Un mondo talmente noioso da avere sempre bisogno di ricchi da spiare, di potenti corrotti da cacciare, di nemici da inseguire e giustiziare. Per il momento a colpi di clic. Far lavorare i baby boss non avrebbe alcun senso in una società in cui il lavoro sarebbe considerato una ideologia del passato. Solo piccole opere essenziali, senza nuvole, senza archistar, senza inutili ponti e inutili treni che corrono a inutile alta velocità, senza avventure spaziali e altre Olimpiadi. Così come stiamo potremmo star meglio, soltanto risparmiando e riducendo le spese inutili e le macchine blu e gli stipendi dei parlamentari. E se qualcuno non si accontentasse del salario di cittadinanza e si ostinasse a delinquere? In galera! Naturalmente.

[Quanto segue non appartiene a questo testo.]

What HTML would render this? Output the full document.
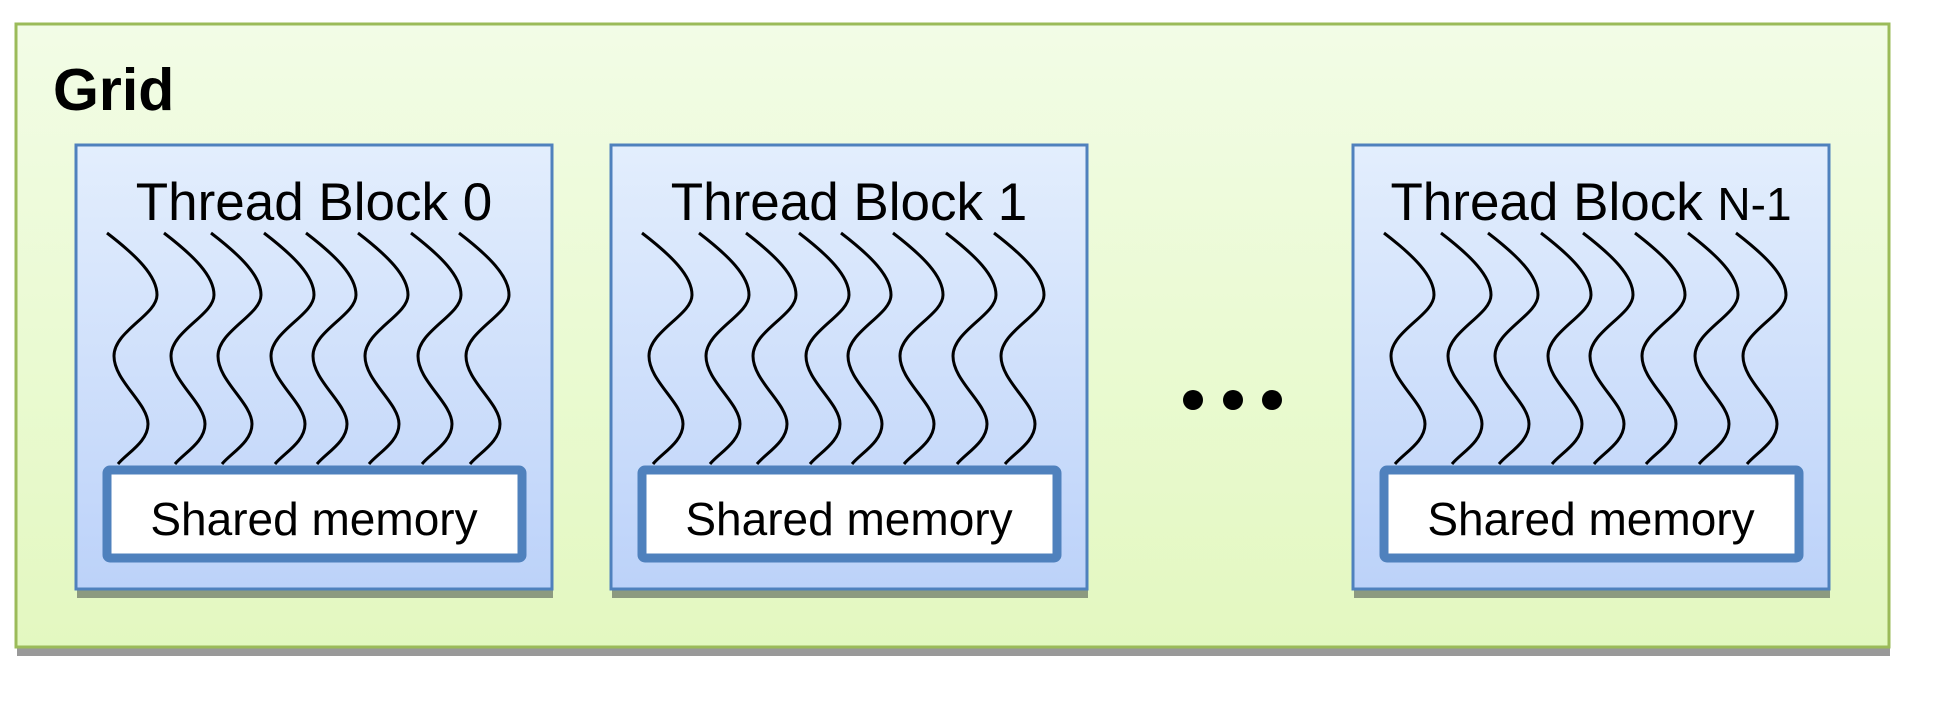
<!DOCTYPE html>
<html><head><meta charset="utf-8"><style>
html,body{margin:0;padding:0;background:#fff;width:1940px;height:707px;overflow:hidden}
</style></head><body>
<svg width="1940" height="707" xmlns="http://www.w3.org/2000/svg" font-family="'Liberation Sans', sans-serif">
<defs>
<linearGradient id="gg" x1="0" y1="0" x2="0" y2="1"><stop offset="0" stop-color="#f2fce6"/><stop offset="1" stop-color="#e3f8c0"/></linearGradient>
<linearGradient id="bg" x1="0" y1="0" x2="0" y2="1"><stop offset="0" stop-color="#e3eefd"/><stop offset="1" stop-color="#bcd2f9"/></linearGradient>
<path id="t" d="M0,233 C30,256 50,276 50,295 C50,315 7,331 7,356 C7,381 41,403 41,424 C41,442 20,453 11,464"/>
<g id="blk">
<rect x="1" y="9" width="476" height="444" fill="#8c9a80"/>
<rect x="0" y="0" width="476" height="444" fill="url(#bg)" stroke="#4f81bd" stroke-width="3"/>
<g transform="translate(0,-145)" fill="none" stroke="#000" stroke-width="3">
<use href="#t" x="31"/><use href="#t" x="88"/><use href="#t" x="135"/><use href="#t" x="188"/>
<use href="#t" x="230"/><use href="#t" x="282"/><use href="#t" x="335"/><use href="#t" x="383"/>
</g>
<rect x="31" y="325" width="415" height="88" rx="3" fill="#fff" stroke="#4f81bd" stroke-width="9"/>
<text x="238" y="390" font-size="46" text-anchor="middle" fill="#000">Shared memory</text>
</g>
</defs>
<rect x="17" y="33" width="1873" height="623" fill="#999"/>
<rect x="16" y="24" width="1873" height="623" fill="url(#gg)" stroke="#9bbb59" stroke-width="3"/>
<text x="53" y="110" font-size="59" font-weight="bold" fill="#000">Grid</text>
<use href="#blk" x="76" y="145"/>
<use href="#blk" x="611" y="145"/>
<use href="#blk" x="1353" y="145"/>
<text x="314" y="220" font-size="53" text-anchor="middle">Thread Block 0</text>
<text x="849" y="220" font-size="53" text-anchor="middle">Thread Block 1</text>
<text x="1591" y="220" font-size="53" text-anchor="middle">Thread Block <tspan font-size="46">N-1</tspan></text>
<circle cx="1193" cy="400" r="10" fill="#000"/>
<circle cx="1233" cy="400" r="10" fill="#000"/>
<circle cx="1272" cy="400" r="10" fill="#000"/>
</svg>
</body></html>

Ce lo vedete un simil Trump a occuparsi veramente degli abitanti di Quarto Oggiaro, di Secondigliano, di Tor Bella Monaca o dello Zen di Palermo, quelle periferie dove si urla “Prima gli italiani!”? Se si urlasse “Prima le periferie!” sarebbero disponibili quelli che, non essendo zingari, immigrati, clandestini, abitano negli altri quartieri e oggi applaudono entusiasti? Per Renzi e per i suoi avversari è più comodo parlare di tagli, risparmi, riduzione delle tasse e lotta alla corruzione che studiare il modo di indirizzare parte della ricchezza accumulata, senza necessariamente espropriarne i proprietari, verso quelle parti della società a cui è stata sottratta, usandola e investendola nell’interesse di tutti.

Oggi a occuparsi delle grandi ingiustizie restano in maniera aberrante quelli dell’Isis e i Robinù, che li imitano a modo loro, sia pure rivolgendo la violenza prevalentemente contro se stessi. Gli arrabbiati si affidano ai miliardari evasori fiscali per scatenare l’Apocalisse. Ma se si spegnessero i giornali e le tv, gli intellettuali smettessero di pensare, e i sondaggisti di sondare, dopo la vittoria di Trump, il mondo sarebbe migliore, la democrazia sarebbe più forte e le periferie conterebbero di più? Non mi entusiasma dover scegliere tra questo sì e questo no al Referendum, come non mi entusiasmava la candidatura di Hillary. Ma, non so voi, io a New York sarei in strada a manifestare. E scusate se è inutile.